Lower limb arthroplasty, regional anaesthesia and outcome (2G01): Dr Barrie Fischer, Redditch

  • No clear benefit between analgesic technique & functional outcome or LOS. The total package of care is more important.
  • PROSPECT Guidelines: THR: SAB plus IT opiate or GA plus LPB. Little evidence for LIA. TKR: SAB plus IT opiate or GA plus FNB (not SNB)
  • THR/TKR: Meta-analyses show RA less blood loss, pain, PONV, and possibly VTE. In US >75% GA only 11% SAB. SAB decreases postop comps & RIP.
  • TKR: femoral nerve catheters are not associated with better analgesia compared to single-shot FNB and just impair mobilisation.
  • Enhanced Recovery & FNB. Adductor canal blockade may be no better in terms of ability to mobilise (RAPM 2013;38).
  • Local anaesthetic infiltration: not beneficial in THR; may be of value for 6-12 h in TKR (if used as part of multimodal analgesia regimen)
  • Do not ignore pain in favour of non-EBM local anaesthetic infiltration techniques. 36% of TKR pats end up with chronic pain, or which having severe early postoperative pain is a predictor.

Ultrasound for regional anaesthesia: Teaching, learning and competence (1H02): Dr John Barcroft, Royal National Orthopaedic Hospital

  • Training in USS & RA: 1. Go on good course 2. Learn sonoanatomy 3. Practice on phantoms & cadavers 4. Try on patients with an expert.
  • Dreyfus Skill Levels: 1. Novice 2. Competent 3. Proficient 4. Expert 5. Master. We should aim for expertise not competence in USS RA.
  • Newly acquired motor skills (e.g. USS RA skills) will almost degrade to baseline if not used for 18 days! No place for occasional USS RA!
  • Create your own USS phantom: 4 x packets of supermarket jelly with 25% of the recommended water, filled with some olives. Cost < £4!!
  • “Only those who have the patience to do simple things perfectly ever acquire the skills to do difficult things easily”. Practice USS!!

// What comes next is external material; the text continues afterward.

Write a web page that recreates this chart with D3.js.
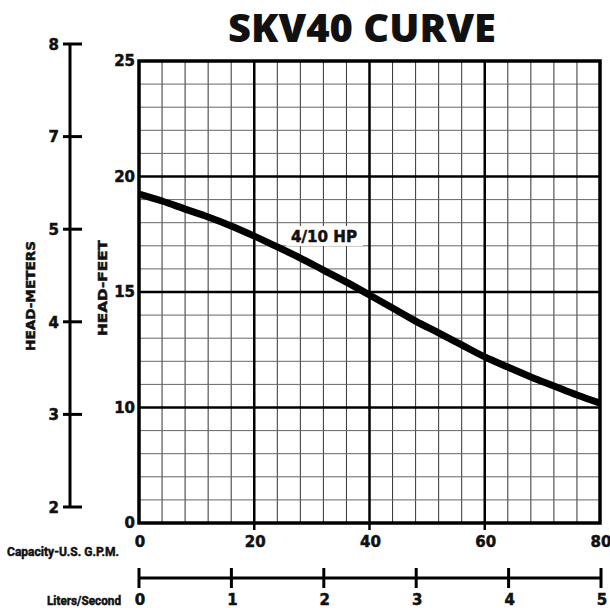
<!DOCTYPE html>
<html>
<head>
<meta charset="utf-8">
<script src="https://cdn.jsdelivr.net/npm/d3@7"></script>
<style>
  body { margin: 0; background: #fff; }
  text { font-family: "DejaVu Sans", sans-serif; font-weight: 700; fill: #111; stroke: #111; stroke-width: 0.5; }
  .title { font-family: "Open Sans", "DejaVu Sans", sans-serif; font-weight: 800; stroke: none; }
  .narrow { font-family: "Liberation Sans Narrow", "Roboto", sans-serif; font-weight: 700; }
</style>
</head>
<body>
<div id="chart"></div>
<script>
'use strict';
// Curve data (GPM -> head in feet)
const gpm = [0, 4, 8, 12, 16, 20, 24, 28, 32, 36, 40, 44, 48, 52, 56, 60, 64, 68, 72, 76, 80]
const headFt = [19.24, 18.94, 18.59, 18.25, 17.86, 17.42, 16.95, 16.47, 15.95, 15.43, 14.87, 14.31, 13.74, 13.23, 12.71, 12.19, 11.75, 11.32, 10.93, 10.54, 10.19]

// Axis ticks
const gpmTicks = [0, 20, 40, 60, 80]
const feetTicks = [5, 10, 15, 20, 25]
const feetLabels = ['0', '10', '15', '20', '25']
const meterLabels = ['8', '7', '5', '4', '3', '2']
const lpsTicks = [0, 1, 2, 3, 4, 5]

const W = 610, H = 608
const plot = { left: 139, right: 600, top: 61, bottom: 523 }

const x = d3.scaleLinear().domain([0, 80]).range([plot.left, plot.right])
const y = d3.scaleLinear().domain([5, 25]).range([plot.bottom, plot.top])
const yM = d3.scalePoint().domain(meterLabels).range([44, 507])
const xL = d3.scaleLinear().domain([0, 5]).range([plot.left, plot.right + 1])

const svg = d3.select('#chart').append('svg')
    .attr('width', W)
    .attr('height', H)

// Title
svg.append('text')
    .attr('class', 'title')
    .attr('x', 362)
    .attr('y', 42)
    .attr('text-anchor', 'middle')
    .attr('textLength', 268)
    .attr('lengthAdjust', 'spacingAndGlyphs')
    .style('font-size', '38px')
    .text('SKV40 CURVE')

// Minor grid
const grid = svg.append('g')
d3.range(0, 81, 4).forEach(v => {
    grid.append('line')
        .attr('x1', x(v)).attr('x2', x(v))
        .attr('y1', plot.top).attr('y2', plot.bottom)
        .attr('stroke', '#333').attr('stroke-width', 1)
})
d3.range(5, 25.1, 1).forEach(v => {
    grid.append('line')
        .attr('x1', plot.left).attr('x2', plot.right)
        .attr('y1', y(v)).attr('y2', y(v))
        .attr('stroke', '#666').attr('stroke-width', 1)
})

// Major grid
gpmTicks.slice(1, -1).forEach(v => {
    grid.append('line')
        .attr('x1', x(v)).attr('x2', x(v))
        .attr('y1', plot.top).attr('y2', plot.bottom + 7)
        .attr('stroke', '#000').attr('stroke-width', 2.5)
})
feetTicks.slice(1, -1).forEach(v => {
    grid.append('line')
        .attr('x1', plot.left).attr('x2', plot.right)
        .attr('y1', y(v)).attr('y2', y(v))
        .attr('stroke', '#000').attr('stroke-width', 2.5)
})

// Border
svg.append('rect')
    .attr('x', plot.left).attr('y', plot.top)
    .attr('width', plot.right - plot.left)
    .attr('height', plot.bottom - plot.top)
    .attr('fill', 'none')
    .attr('stroke', '#000')
    .attr('stroke-width', 3.5)

// White box behind the curve label
svg.append('rect')
    .attr('x', x(25.5)).attr('y', y(17.86))
    .attr('width', 77).attr('height', 20)
    .attr('fill', '#fff')

// Pump curve
const line = d3.line()
    .x((d, i) => x(gpm[i]))
    .y(d => y(d))
    .curve(d3.curveMonotoneX)
svg.append('path').datum(headFt)
    .attr('d', line)
    .attr('fill', 'none')
    .attr('stroke', '#000')
    .attr('stroke-width', 7)

svg.append('text')
    .attr('x', x(32.1))
    .attr('y', y(17.16))
    .attr('text-anchor', 'middle')
    .attr('textLength', 66)
    .attr('lengthAdjust', 'spacingAndGlyphs')
    .style('font-size', '15px')
    .text('4/10 HP')

// Feet labels
svg.append('g').selectAll('text').data(feetTicks).join('text')
    .attr('x', plot.left - 4)
    .attr('y', d => y(d))
    .attr('dy', '0.36em')
    .attr('text-anchor', 'end')
    .style('font-size', '15px')
    .text((d, i) => feetLabels[i])

// GPM labels
svg.append('g').selectAll('text').data(gpmTicks).join('text')
    .attr('x', d => x(d) + 1)
    .attr('y', 547)
    .attr('text-anchor', 'middle')
    .style('font-size', '15px')
    .text(d => d)

// Meters axis
const mAxis = svg.append('g')
mAxis.append('line')
    .attr('x1', 70).attr('x2', 70)
    .attr('y1', yM('8')).attr('y2', yM('2'))
    .attr('stroke', '#000').attr('stroke-width', 3)
mAxis.selectAll('line.tick').data(meterLabels).join('line')
    .attr('class', 'tick')
    .attr('x1', 63).attr('x2', 82)
    .attr('y1', d => yM(d)).attr('y2', d => yM(d))
    .attr('stroke', '#000').attr('stroke-width', 3)
mAxis.selectAll('text').data(meterLabels).join('text')
    .attr('x', 59)
    .attr('y', d => yM(d))
    .attr('dy', '0.38em')
    .attr('text-anchor', 'end')
    .style('font-size', '15px')
    .text(d => d)

// Liters/second axis
const lAxis = svg.append('g')
lAxis.append('line')
    .attr('x1', xL(0)).attr('x2', xL(5))
    .attr('y1', 578).attr('y2', 578)
    .attr('stroke', '#000').attr('stroke-width', 3)
lAxis.selectAll('line.tick').data(lpsTicks).join('line')
    .attr('class', 'tick')
    .attr('x1', d => xL(d)).attr('x2', d => xL(d))
    .attr('y1', 568).attr('y2', 588)
    .attr('stroke', '#000').attr('stroke-width', 3)
lAxis.selectAll('text').data(lpsTicks).join('text')
    .attr('x', d => xL(d) + 1)
    .attr('y', 605)
    .attr('text-anchor', 'middle')
    .style('font-size', '15px')
    .text(d => d)

// Axis titles
svg.append('text')
    .attr('class', 'narrow')
    .attr('x', 7).attr('y', 556)
    .attr('textLength', 112)
    .attr('lengthAdjust', 'spacingAndGlyphs')
    .style('font-size', '13px')
    .text('Capacity-U.S. G.P.M.')
svg.append('text')
    .attr('class', 'narrow')
    .attr('x', 47).attr('y', 605)
    .attr('textLength', 74)
    .attr('lengthAdjust', 'spacingAndGlyphs')
    .style('font-size', '13px')
    .text('Liters/Second')
svg.append('text')
    .attr('transform', 'translate(35,296) rotate(-90)')
    .attr('text-anchor', 'middle')
    .attr('textLength', 110)
    .attr('lengthAdjust', 'spacingAndGlyphs')
    .style('font-size', '13px')
    .text('HEAD-METERS')
svg.append('text')
    .attr('transform', 'translate(107,288) rotate(-90)')
    .attr('text-anchor', 'middle')
    .attr('textLength', 96)
    .attr('lengthAdjust', 'spacingAndGlyphs')
    .style('font-size', '13px')
    .text('HEAD-FEET')
</script>
</body>
</html>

Pathophysiology and management of acute coagulopathy of trauma (ATC) (1A01, 2A05): Mr Ross Davenport, The Royal London

  • Acute trauma coagulopathy (ATC): 24% on arrival to ED. ATC directly related to ISS & base deficit and increases RIP by 400%.
  • ATC thought to be caused by “thrombin switch”. Thrombin production decreased and aPC activated (decreasing factors V & VIII).
  • ATC predominately aPC mediated thrombinolysis, not DIC (other clotting factors often still > 75%). Platelet dysfunction is also a factor.
  • Only 50% of those with ATC will have PT that is abnormal and the test will take > 60 mins. Use ROTEM/TEG for a diagnosis in < 5 mins.
  • ROTEM can miss occult fibrinolysis. Most of your trauma patients with ISS > 16 will be fibrinolytic and will need tranexamic acid.
  • Ratio of PRC:FFP:Plts still unknown. Probably not 1:1:1 but optimal ratios unclear. RCT in progress (PROPPR) – results awaited.

Damage control resuscitation and anaesthesia for major trauma (2A02): Major Claire Park, King’s College Hospital.

  • Trauma Team Dynamics. Good review J R Army Corps 2001; 157: S299-304. Concepts such as tunnel vision, situational awareness, task fixation.
  • Damage control anaesthesia: suggestion for RSI Fentanyl:Ketamine:Rocuronium 3:2:1 (reducing to 1:1:1 if unstable).

One thought on “BSOA ASM London 2013: Key Points

  1. 321 FKR is the HEMS protocol for RSI to avoid hypertension on laryngoscopy and it probably works. I suspect though that post induction hypotension may have become more of a problem as a result. Perhaps alfentanil would be a better choice but fentanyl chosen because it may be the more familiar drug in some environments.